== TASK DATA ==
== == ==

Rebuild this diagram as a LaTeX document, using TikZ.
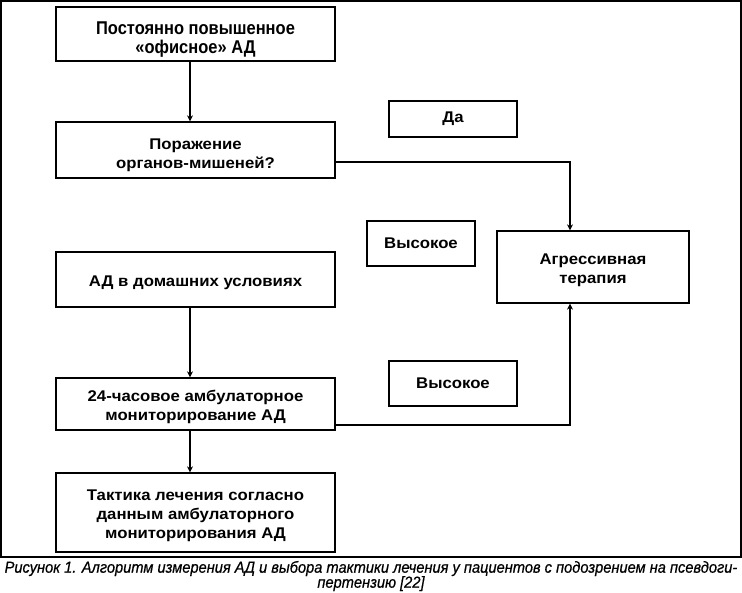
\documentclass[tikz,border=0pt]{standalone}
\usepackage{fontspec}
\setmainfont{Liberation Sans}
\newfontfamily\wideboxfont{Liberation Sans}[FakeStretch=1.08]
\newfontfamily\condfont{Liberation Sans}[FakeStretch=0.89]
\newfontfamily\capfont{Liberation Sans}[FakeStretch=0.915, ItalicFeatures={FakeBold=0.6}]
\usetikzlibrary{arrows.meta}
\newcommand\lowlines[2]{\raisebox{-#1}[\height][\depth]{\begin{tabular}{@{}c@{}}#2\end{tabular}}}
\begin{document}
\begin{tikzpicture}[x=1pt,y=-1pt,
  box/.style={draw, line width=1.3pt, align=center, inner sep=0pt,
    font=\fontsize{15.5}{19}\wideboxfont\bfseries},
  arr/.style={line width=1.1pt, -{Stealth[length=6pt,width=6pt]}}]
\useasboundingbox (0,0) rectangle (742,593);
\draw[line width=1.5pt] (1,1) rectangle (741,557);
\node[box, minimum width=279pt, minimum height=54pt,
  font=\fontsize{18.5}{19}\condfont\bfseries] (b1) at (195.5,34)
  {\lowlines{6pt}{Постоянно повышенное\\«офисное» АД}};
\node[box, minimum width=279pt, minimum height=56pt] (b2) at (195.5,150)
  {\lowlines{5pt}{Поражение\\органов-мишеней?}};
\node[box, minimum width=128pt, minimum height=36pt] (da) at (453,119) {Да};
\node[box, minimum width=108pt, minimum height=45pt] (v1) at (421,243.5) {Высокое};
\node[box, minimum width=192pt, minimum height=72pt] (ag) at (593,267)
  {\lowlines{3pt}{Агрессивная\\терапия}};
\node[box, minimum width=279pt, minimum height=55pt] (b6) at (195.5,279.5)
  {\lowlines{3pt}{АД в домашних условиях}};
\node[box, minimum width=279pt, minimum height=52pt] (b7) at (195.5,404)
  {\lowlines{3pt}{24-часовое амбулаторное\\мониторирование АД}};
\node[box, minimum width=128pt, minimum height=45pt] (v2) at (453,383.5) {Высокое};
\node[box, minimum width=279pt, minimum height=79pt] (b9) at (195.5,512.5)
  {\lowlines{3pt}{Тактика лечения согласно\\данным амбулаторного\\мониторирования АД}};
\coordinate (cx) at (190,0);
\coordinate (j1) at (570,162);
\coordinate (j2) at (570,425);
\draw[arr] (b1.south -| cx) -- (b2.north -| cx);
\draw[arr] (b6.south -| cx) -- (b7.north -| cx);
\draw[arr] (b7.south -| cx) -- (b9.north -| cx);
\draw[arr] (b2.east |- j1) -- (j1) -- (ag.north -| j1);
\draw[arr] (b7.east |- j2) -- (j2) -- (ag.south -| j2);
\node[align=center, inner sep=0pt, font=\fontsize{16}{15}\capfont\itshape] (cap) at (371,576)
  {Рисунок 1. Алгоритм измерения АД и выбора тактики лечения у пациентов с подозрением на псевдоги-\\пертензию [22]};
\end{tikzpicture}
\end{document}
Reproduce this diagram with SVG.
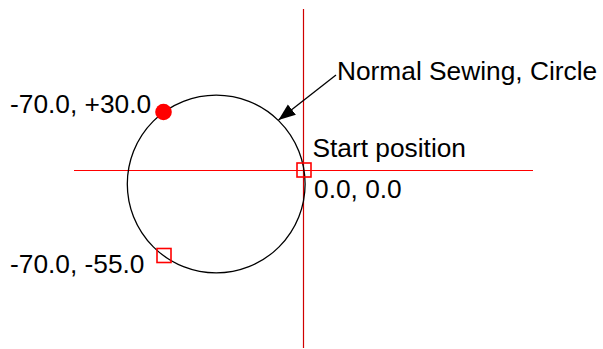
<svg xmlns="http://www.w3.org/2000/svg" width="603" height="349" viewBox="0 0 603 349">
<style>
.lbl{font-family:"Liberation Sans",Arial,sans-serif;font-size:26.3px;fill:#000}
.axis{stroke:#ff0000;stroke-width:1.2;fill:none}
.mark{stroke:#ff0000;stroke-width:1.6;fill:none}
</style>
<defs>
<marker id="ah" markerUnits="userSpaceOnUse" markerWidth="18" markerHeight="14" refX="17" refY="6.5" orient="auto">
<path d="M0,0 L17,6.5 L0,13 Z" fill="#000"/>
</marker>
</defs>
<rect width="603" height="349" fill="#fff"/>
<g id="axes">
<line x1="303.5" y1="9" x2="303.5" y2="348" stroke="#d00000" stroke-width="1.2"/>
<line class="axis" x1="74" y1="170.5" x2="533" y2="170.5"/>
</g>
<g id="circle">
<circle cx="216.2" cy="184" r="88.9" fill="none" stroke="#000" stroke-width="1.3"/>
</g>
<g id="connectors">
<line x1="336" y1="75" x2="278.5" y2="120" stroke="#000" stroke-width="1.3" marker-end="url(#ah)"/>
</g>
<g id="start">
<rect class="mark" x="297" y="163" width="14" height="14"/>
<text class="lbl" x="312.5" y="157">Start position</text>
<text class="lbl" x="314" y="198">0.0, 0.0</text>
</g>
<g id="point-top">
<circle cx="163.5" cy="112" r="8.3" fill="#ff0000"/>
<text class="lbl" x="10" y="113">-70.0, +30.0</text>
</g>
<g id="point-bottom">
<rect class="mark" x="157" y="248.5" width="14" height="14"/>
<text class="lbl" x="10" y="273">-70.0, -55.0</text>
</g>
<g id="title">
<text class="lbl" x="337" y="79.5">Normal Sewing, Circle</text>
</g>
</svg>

== == ==

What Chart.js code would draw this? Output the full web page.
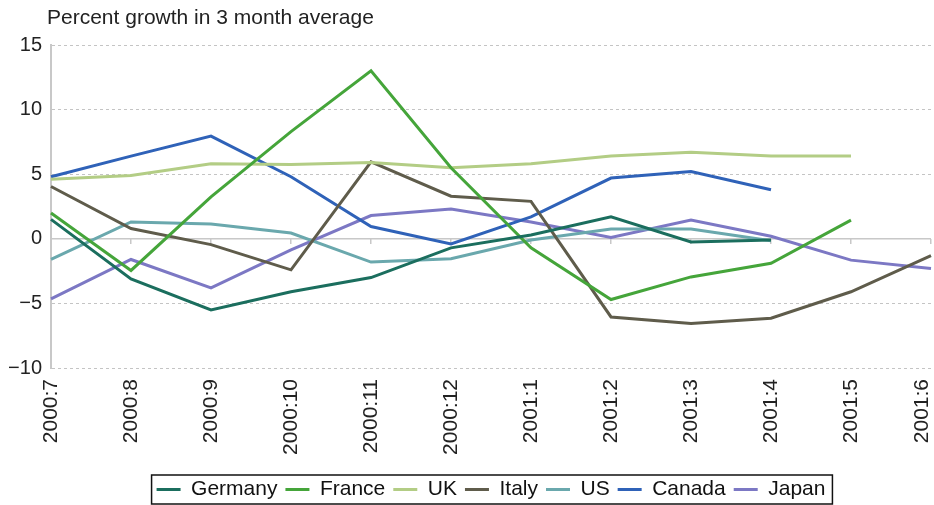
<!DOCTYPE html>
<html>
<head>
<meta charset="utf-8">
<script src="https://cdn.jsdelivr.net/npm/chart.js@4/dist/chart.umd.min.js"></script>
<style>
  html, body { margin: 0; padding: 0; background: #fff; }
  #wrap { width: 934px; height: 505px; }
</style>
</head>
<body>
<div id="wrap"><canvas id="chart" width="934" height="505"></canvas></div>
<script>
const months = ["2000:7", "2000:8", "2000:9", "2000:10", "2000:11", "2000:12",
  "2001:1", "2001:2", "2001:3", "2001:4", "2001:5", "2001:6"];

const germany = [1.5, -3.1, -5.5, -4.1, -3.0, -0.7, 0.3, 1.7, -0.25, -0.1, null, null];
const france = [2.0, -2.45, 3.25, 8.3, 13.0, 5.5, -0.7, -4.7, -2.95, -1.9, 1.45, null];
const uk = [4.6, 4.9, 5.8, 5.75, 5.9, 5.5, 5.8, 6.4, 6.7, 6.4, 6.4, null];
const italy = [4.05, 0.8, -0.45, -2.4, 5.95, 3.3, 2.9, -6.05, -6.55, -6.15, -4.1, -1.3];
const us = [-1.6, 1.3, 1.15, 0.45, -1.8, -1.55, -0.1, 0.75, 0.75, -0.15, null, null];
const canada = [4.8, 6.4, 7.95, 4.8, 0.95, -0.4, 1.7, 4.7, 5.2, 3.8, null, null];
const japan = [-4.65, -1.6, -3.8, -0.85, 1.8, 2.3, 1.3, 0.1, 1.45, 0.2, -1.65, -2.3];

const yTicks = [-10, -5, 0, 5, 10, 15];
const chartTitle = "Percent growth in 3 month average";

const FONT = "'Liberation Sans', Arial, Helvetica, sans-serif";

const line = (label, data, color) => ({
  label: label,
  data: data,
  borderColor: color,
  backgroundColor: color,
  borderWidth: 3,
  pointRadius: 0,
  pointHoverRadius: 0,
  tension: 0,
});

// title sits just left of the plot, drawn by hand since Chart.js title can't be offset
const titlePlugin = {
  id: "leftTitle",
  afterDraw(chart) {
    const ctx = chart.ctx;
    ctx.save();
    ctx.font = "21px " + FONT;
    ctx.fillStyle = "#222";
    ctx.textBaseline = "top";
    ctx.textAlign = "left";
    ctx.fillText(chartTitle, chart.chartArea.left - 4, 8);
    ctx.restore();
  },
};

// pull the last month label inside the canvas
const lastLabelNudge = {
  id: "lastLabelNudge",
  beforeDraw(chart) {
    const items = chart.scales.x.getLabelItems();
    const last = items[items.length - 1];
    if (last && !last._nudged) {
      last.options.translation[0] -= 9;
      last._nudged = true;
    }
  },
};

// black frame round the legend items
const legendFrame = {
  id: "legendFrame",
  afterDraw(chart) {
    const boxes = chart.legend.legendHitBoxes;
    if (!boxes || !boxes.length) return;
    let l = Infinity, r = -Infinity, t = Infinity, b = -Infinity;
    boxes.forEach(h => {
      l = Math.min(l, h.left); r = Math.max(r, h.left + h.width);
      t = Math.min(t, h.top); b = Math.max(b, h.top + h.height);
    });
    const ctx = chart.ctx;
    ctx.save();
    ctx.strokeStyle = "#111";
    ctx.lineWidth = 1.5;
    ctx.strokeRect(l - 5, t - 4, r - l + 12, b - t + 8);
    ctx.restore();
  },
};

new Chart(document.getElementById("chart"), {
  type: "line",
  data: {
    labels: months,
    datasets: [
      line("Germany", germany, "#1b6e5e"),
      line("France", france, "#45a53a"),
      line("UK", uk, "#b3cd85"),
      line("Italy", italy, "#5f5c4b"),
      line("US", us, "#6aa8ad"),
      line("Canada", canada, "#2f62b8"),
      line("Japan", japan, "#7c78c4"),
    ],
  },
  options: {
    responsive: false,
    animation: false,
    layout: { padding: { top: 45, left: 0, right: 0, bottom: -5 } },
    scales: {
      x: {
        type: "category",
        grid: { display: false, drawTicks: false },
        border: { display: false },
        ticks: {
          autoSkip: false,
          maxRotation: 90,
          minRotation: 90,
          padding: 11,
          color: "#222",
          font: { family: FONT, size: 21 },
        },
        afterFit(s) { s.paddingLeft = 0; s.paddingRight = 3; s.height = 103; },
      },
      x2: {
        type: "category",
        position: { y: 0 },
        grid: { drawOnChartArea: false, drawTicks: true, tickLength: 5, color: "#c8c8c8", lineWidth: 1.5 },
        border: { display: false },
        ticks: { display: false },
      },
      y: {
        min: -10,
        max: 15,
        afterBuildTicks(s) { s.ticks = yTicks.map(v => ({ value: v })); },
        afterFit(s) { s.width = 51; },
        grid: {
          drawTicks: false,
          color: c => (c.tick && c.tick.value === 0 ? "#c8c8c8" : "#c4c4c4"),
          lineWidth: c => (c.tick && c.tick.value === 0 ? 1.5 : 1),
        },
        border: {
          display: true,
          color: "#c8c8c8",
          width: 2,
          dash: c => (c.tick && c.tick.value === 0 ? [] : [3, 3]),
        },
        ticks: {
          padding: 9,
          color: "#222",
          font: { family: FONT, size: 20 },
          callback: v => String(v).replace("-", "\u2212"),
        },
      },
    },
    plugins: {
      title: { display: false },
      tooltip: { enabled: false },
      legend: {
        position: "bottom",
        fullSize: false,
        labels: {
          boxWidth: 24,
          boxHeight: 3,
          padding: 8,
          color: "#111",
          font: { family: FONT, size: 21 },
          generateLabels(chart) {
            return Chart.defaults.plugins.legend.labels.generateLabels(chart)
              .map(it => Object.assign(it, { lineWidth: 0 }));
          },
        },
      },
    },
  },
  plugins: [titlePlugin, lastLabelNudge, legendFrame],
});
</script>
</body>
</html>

== == ==

== AIM OF THE TASK ==
Return from the data every line that holds "this".

== EXERCISE SOLUTION ==
Rebuild this diagram as a LaTeX document, using TikZ.
Reproduce this diagram with SVG.
What Chart.js code would draw this? Output the full web page.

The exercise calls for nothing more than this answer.